**SET TASK:**
Return the lines below exactly, from the first line to the line that contains "CartesianGrid, Legend, LabelList". Leave out pictures.

(Stored items)
* BEGIN *
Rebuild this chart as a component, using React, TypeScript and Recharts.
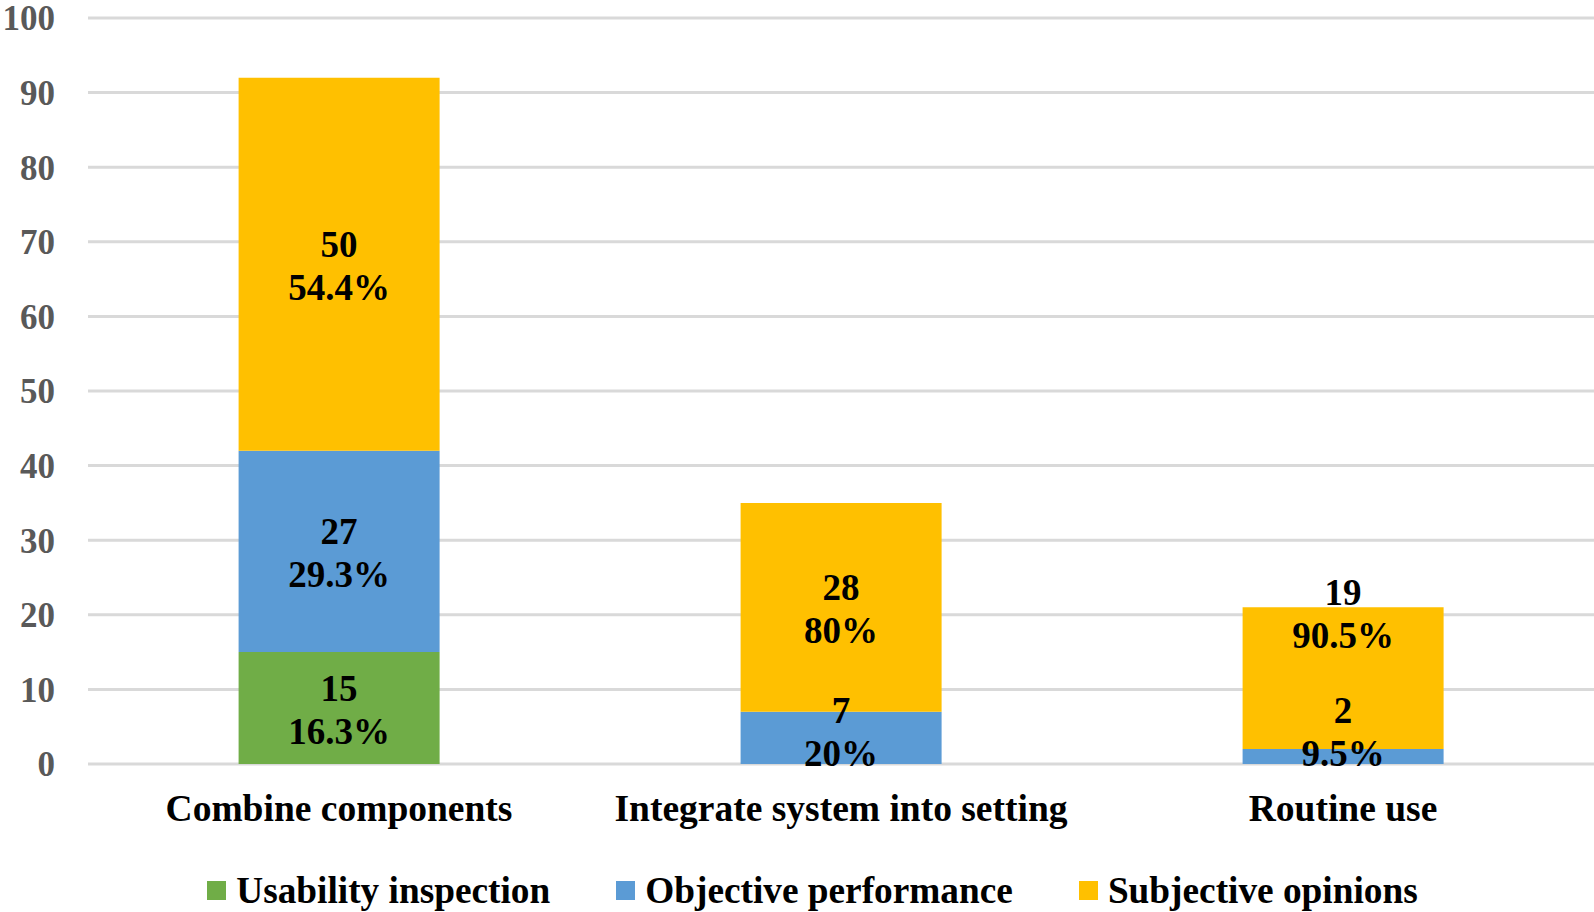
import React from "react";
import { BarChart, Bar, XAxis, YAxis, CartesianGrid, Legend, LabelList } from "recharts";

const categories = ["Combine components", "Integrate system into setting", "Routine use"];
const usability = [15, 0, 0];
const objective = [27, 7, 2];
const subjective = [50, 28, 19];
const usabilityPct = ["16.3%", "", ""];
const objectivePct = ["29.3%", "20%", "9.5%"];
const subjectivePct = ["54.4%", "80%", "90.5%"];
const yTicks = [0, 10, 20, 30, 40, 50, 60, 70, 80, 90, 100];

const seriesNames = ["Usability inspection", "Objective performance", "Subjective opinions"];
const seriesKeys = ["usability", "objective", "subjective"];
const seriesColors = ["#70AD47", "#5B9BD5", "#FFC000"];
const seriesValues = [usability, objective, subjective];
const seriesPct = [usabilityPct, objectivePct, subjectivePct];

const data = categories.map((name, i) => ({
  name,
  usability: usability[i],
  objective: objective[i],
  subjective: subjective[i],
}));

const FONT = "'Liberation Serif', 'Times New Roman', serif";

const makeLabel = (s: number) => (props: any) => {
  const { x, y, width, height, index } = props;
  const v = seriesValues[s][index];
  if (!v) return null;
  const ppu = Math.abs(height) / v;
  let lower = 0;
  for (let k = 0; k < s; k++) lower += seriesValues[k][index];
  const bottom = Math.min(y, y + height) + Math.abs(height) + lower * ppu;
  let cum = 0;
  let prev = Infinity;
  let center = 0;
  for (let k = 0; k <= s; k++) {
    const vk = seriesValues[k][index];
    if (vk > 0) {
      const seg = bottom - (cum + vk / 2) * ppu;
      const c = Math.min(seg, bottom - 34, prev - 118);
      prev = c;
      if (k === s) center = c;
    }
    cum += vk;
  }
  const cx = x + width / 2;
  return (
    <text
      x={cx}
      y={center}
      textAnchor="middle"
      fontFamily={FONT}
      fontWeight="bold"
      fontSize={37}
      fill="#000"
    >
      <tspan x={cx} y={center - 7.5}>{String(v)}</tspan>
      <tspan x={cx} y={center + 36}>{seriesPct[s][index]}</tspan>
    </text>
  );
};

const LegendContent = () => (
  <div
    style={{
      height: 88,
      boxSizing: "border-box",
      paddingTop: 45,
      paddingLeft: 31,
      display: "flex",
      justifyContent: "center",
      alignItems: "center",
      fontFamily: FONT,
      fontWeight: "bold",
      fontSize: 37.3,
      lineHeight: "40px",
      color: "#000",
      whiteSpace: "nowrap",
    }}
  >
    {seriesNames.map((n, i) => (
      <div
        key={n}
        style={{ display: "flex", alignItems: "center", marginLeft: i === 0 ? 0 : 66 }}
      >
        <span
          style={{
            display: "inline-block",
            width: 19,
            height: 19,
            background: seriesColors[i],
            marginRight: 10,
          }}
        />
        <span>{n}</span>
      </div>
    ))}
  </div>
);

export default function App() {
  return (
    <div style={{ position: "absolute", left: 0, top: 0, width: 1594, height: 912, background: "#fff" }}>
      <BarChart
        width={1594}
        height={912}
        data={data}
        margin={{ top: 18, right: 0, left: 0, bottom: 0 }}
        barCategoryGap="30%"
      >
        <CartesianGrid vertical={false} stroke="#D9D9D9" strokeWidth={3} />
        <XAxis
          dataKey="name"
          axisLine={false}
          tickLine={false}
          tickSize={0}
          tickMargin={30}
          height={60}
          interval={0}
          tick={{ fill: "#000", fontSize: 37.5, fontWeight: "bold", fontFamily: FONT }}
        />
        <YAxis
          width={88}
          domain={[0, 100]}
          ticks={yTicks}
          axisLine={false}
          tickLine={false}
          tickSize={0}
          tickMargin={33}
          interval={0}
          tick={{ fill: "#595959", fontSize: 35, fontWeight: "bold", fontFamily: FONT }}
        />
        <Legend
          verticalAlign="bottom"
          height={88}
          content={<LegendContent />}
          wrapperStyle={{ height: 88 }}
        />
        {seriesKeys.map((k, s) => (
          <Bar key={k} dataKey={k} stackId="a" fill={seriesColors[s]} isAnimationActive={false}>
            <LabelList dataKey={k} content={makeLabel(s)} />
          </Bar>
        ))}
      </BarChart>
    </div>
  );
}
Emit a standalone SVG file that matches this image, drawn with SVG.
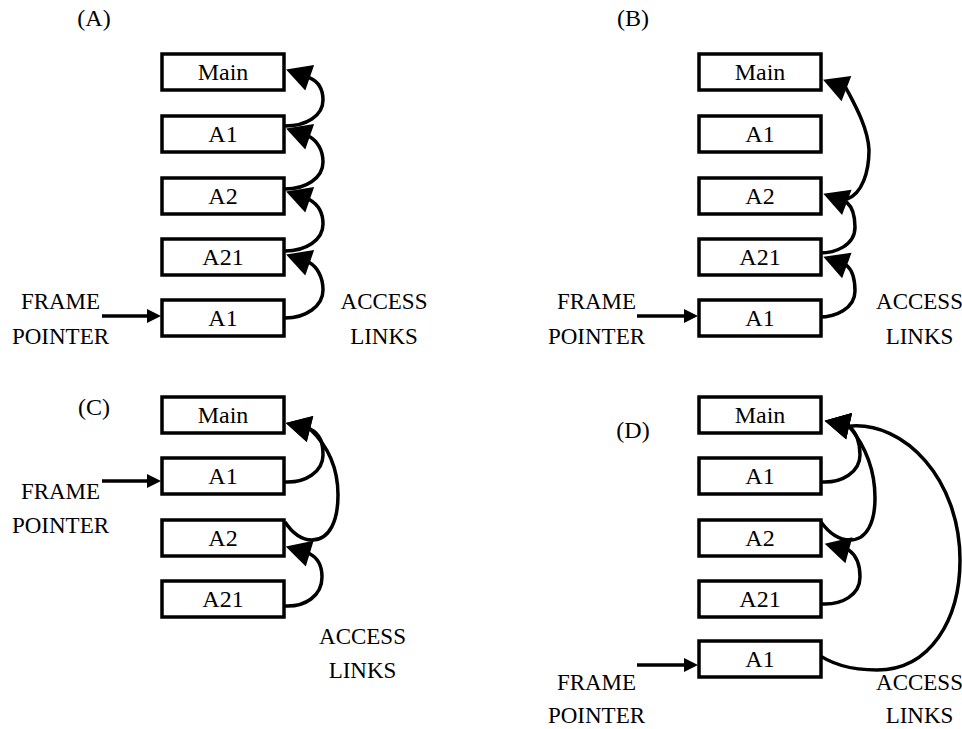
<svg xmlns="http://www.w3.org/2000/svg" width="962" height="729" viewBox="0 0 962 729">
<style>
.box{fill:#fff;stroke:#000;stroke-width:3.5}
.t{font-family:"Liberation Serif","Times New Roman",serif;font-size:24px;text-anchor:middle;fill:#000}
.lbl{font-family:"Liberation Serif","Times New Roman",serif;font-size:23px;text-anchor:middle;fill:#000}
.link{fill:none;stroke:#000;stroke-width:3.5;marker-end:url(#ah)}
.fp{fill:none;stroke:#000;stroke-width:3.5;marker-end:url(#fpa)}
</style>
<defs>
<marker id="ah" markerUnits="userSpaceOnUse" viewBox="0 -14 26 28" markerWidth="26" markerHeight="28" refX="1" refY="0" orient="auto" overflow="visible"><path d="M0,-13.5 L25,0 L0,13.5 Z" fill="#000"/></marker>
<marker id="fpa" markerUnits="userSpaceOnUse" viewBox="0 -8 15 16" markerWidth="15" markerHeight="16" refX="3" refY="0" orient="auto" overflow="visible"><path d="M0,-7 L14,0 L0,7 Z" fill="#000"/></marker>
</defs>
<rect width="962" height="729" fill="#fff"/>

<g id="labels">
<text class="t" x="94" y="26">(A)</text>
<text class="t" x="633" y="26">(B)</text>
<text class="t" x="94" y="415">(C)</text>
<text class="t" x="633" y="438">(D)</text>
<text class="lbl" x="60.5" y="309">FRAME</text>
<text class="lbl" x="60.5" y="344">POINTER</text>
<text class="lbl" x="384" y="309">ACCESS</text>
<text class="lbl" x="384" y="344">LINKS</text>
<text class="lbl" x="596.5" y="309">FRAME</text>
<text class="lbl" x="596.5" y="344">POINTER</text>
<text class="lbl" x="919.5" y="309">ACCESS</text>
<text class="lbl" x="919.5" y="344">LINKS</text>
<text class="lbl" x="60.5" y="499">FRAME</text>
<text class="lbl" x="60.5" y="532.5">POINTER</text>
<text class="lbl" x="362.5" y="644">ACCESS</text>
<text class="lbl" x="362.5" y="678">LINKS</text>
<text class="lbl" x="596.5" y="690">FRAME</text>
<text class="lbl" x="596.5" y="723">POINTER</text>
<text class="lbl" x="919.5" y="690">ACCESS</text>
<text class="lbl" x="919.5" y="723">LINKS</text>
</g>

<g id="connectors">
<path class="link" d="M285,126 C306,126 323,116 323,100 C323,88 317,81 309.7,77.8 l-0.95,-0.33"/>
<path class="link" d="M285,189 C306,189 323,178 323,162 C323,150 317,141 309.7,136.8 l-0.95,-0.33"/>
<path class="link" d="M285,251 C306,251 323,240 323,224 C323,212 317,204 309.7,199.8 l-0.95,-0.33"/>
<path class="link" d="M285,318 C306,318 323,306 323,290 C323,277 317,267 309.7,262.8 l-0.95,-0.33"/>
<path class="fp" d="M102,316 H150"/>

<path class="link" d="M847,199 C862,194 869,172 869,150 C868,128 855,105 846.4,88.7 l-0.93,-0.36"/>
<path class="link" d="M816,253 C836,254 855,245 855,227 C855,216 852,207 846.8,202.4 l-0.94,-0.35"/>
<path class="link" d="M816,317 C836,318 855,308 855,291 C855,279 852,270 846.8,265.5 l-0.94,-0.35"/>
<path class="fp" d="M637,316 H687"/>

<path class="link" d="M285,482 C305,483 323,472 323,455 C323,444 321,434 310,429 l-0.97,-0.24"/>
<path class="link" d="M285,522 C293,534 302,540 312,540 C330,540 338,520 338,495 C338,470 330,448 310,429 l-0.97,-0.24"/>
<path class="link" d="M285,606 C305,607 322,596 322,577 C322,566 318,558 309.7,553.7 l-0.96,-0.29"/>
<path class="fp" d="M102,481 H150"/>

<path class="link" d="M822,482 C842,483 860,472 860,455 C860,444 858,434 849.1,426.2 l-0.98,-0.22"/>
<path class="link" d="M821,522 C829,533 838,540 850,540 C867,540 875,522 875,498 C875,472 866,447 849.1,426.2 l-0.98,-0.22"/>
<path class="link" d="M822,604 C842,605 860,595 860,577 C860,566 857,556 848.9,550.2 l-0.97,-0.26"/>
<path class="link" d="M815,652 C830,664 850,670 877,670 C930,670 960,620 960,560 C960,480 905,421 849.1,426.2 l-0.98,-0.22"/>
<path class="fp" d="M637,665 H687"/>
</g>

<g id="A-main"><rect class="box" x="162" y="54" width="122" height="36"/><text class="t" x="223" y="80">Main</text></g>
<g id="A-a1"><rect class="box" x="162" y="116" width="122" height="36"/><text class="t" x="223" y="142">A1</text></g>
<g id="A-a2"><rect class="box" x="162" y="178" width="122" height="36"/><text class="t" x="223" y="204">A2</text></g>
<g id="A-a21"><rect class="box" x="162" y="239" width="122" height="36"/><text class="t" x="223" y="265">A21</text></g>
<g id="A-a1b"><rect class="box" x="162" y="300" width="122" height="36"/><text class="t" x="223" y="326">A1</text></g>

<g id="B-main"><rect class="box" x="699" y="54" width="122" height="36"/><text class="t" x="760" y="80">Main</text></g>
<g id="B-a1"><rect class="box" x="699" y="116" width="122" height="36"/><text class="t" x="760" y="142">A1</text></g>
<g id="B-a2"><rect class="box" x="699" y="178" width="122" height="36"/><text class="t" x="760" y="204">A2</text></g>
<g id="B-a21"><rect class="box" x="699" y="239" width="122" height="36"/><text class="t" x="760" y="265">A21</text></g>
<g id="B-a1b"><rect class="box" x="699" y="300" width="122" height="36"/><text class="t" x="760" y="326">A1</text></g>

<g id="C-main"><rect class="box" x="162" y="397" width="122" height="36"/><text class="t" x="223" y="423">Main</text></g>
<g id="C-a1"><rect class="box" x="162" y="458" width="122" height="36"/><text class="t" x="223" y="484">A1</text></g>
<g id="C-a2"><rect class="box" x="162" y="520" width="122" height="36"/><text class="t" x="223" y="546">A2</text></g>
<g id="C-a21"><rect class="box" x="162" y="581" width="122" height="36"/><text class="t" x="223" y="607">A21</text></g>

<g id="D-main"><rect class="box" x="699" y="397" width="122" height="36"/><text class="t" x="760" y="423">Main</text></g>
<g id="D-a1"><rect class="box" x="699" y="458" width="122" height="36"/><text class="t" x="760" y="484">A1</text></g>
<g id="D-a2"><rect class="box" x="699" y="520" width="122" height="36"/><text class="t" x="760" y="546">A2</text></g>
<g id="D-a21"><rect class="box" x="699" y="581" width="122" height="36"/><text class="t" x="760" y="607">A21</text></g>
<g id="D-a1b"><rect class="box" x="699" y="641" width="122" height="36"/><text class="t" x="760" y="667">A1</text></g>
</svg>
* END *
**WRITTEN ANSWER:**
Rebuild this chart as a component, using React, TypeScript and Recharts.
import React from "react";
import { BarChart, Bar, XAxis, YAxis, CartesianGrid, Legend, LabelList } from "recharts";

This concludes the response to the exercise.